Work to be completed
Retype the listing below line for line, but only from the line with "Write a Python" down to the line with "from matplotlib.ticker import", inclusive. Pictures stay out.
- - -
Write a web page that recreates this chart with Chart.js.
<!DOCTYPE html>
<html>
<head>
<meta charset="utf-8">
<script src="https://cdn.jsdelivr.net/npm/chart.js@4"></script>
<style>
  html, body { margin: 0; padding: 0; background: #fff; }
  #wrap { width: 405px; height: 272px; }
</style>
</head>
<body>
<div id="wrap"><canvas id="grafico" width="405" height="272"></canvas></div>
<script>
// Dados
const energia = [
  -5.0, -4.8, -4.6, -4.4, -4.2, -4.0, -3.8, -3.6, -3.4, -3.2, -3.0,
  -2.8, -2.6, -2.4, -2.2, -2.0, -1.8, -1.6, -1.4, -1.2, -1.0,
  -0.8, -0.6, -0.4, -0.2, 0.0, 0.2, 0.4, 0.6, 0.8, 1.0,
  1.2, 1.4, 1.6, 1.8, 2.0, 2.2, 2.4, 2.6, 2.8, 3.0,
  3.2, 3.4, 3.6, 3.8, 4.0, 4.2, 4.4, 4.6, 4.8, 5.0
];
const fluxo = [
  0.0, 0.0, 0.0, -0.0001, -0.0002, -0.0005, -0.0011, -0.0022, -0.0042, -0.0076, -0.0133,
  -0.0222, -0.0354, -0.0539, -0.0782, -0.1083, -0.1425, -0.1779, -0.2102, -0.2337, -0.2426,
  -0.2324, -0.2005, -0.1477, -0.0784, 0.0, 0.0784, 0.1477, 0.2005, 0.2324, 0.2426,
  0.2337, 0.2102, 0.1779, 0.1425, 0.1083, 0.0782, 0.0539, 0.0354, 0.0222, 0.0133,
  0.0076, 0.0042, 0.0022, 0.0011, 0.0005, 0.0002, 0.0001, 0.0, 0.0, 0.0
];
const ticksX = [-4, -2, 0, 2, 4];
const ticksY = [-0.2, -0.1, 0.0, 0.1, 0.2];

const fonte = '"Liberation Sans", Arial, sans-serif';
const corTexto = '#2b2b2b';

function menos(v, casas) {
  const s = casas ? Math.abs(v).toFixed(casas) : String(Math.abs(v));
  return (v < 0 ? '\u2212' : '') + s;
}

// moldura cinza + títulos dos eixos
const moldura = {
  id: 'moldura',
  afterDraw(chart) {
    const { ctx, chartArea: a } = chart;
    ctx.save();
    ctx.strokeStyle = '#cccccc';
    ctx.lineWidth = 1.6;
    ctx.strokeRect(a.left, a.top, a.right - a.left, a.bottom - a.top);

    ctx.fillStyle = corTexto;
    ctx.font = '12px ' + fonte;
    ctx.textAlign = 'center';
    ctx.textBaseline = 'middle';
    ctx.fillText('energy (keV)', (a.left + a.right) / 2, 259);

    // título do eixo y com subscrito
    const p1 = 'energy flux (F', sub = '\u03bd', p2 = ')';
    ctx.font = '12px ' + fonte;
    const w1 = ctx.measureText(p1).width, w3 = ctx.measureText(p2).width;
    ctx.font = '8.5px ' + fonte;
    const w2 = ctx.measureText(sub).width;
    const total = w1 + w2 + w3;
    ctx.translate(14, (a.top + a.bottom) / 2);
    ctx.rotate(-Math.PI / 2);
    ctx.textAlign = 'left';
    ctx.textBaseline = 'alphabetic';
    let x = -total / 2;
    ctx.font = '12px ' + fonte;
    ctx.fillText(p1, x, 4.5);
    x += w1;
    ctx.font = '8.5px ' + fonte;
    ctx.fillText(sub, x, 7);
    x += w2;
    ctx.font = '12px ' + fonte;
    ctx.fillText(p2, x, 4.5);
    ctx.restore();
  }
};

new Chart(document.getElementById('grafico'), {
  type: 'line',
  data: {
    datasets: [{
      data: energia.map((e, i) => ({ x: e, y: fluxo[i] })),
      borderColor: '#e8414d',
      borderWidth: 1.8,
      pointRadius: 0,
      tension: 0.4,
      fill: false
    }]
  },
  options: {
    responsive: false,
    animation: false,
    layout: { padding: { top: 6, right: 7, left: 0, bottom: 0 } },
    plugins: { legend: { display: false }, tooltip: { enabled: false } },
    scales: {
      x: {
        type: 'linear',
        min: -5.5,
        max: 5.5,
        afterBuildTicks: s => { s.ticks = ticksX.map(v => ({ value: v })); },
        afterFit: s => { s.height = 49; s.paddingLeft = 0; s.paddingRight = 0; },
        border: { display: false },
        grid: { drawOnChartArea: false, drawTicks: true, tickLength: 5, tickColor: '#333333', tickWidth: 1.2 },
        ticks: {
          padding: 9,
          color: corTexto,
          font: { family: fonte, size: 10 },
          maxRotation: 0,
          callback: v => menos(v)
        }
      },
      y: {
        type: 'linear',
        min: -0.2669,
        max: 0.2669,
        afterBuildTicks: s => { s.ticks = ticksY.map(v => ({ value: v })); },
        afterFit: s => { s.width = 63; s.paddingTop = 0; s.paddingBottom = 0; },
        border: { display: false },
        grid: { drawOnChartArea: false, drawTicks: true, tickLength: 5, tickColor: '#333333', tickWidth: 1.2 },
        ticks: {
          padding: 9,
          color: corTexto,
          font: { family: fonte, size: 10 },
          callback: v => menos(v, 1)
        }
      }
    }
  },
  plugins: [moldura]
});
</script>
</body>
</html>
- - -
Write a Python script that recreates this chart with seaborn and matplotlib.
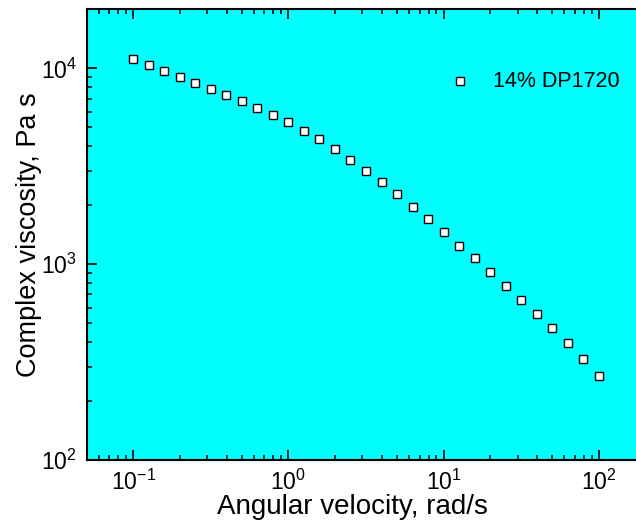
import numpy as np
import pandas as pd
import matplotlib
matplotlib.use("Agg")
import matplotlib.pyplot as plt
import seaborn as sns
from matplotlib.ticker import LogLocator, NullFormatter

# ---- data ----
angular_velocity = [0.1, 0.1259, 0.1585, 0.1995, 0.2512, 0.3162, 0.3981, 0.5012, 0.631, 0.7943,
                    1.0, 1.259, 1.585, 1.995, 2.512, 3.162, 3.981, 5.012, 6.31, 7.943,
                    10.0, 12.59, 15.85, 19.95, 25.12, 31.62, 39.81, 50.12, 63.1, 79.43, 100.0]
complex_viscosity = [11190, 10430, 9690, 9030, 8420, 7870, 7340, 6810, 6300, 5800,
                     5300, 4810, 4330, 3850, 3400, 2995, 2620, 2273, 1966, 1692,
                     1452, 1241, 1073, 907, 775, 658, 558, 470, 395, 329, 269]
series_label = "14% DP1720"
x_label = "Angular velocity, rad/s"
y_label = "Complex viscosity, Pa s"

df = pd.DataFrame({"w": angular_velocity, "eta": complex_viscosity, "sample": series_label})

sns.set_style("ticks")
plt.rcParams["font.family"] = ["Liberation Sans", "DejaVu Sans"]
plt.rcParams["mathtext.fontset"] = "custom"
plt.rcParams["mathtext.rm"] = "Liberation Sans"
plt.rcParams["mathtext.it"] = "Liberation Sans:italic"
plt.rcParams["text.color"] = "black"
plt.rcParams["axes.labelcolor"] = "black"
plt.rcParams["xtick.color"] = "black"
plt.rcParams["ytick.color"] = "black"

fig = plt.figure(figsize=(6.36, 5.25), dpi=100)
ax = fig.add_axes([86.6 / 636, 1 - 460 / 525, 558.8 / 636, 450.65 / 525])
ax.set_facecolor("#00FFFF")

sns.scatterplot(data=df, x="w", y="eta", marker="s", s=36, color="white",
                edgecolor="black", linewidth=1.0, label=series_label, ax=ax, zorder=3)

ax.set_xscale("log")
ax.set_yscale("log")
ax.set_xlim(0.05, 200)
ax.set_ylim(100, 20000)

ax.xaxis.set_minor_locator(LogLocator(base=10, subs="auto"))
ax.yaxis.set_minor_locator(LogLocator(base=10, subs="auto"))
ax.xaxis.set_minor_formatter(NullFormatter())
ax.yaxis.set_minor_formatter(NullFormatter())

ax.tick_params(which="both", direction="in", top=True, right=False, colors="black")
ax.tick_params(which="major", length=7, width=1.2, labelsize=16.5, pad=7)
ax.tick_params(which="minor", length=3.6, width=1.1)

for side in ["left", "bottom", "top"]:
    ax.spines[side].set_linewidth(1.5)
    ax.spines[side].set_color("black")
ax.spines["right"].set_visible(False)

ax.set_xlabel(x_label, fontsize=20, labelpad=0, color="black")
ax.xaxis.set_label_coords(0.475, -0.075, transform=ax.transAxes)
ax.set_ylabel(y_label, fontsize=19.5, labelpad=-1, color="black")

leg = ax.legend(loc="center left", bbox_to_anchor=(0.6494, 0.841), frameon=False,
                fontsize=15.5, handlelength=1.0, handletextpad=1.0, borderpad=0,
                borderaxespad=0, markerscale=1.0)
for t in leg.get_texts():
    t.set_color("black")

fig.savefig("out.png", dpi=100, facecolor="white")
- - -
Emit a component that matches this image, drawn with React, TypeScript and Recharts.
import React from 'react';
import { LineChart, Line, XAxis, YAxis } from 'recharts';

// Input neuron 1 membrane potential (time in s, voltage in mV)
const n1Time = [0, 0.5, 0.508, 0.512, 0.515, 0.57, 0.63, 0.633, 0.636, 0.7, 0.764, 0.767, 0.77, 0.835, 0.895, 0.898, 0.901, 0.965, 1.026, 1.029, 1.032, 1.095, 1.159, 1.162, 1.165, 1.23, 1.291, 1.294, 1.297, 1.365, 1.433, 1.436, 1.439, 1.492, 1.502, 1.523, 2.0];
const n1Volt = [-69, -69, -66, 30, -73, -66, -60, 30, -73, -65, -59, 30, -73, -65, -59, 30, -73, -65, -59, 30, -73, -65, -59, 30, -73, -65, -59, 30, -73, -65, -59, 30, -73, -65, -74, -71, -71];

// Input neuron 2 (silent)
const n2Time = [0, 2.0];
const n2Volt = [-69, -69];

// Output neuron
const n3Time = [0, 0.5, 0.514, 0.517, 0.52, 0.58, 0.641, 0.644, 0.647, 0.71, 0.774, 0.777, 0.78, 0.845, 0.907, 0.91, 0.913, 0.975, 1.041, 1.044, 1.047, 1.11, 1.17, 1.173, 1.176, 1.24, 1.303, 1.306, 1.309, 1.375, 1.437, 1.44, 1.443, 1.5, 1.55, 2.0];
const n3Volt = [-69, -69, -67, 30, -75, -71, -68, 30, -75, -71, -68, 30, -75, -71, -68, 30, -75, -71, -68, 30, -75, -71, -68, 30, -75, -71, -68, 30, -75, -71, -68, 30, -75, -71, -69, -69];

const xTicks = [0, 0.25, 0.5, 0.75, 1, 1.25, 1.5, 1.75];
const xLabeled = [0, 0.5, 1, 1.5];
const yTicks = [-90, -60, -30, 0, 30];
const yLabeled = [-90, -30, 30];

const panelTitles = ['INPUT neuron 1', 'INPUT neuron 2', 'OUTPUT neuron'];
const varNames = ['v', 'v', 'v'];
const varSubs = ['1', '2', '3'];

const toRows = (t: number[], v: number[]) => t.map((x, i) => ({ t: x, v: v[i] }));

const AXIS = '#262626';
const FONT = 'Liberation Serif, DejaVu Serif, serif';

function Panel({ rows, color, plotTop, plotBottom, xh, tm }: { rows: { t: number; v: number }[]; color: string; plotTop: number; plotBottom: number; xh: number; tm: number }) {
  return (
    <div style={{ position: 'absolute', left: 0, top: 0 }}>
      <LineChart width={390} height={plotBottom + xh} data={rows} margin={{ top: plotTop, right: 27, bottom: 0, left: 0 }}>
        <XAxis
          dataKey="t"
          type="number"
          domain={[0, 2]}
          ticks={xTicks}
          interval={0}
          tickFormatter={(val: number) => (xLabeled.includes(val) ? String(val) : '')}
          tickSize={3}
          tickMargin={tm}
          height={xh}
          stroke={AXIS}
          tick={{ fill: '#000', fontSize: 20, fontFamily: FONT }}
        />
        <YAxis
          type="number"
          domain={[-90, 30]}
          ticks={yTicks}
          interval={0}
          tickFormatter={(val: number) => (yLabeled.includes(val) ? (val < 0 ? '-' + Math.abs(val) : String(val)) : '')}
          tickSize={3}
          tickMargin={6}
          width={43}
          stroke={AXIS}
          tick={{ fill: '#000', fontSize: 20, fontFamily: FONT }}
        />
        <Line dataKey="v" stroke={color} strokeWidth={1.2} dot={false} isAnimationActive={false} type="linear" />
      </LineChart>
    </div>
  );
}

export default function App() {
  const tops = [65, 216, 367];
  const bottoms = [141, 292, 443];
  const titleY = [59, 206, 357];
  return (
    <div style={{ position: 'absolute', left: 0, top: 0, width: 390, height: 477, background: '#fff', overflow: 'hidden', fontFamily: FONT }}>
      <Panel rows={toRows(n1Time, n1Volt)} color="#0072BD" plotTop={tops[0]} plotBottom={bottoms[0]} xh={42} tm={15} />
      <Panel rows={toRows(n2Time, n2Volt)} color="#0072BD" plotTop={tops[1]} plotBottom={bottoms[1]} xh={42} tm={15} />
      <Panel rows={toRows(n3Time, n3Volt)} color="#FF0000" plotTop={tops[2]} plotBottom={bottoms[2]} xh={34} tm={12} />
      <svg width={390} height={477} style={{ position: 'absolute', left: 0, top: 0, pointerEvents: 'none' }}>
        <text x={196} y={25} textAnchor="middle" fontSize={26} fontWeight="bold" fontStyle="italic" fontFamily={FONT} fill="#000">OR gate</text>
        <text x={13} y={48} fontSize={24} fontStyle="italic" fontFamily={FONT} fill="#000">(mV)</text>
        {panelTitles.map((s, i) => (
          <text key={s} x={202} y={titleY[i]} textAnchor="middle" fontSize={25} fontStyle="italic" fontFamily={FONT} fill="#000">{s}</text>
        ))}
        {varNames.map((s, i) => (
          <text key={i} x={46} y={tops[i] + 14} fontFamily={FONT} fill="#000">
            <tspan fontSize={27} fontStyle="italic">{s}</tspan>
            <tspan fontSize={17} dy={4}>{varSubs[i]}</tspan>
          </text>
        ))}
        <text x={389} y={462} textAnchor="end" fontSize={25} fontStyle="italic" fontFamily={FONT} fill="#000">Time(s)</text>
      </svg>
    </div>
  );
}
- - -
In response
Write a Python script that recreates this chart with seaborn and matplotlib.
import numpy as np
import pandas as pd
import matplotlib
matplotlib.use("Agg")
import matplotlib.pyplot as plt
import seaborn as sns
from matplotlib.ticker import LogLocator, NullFormatter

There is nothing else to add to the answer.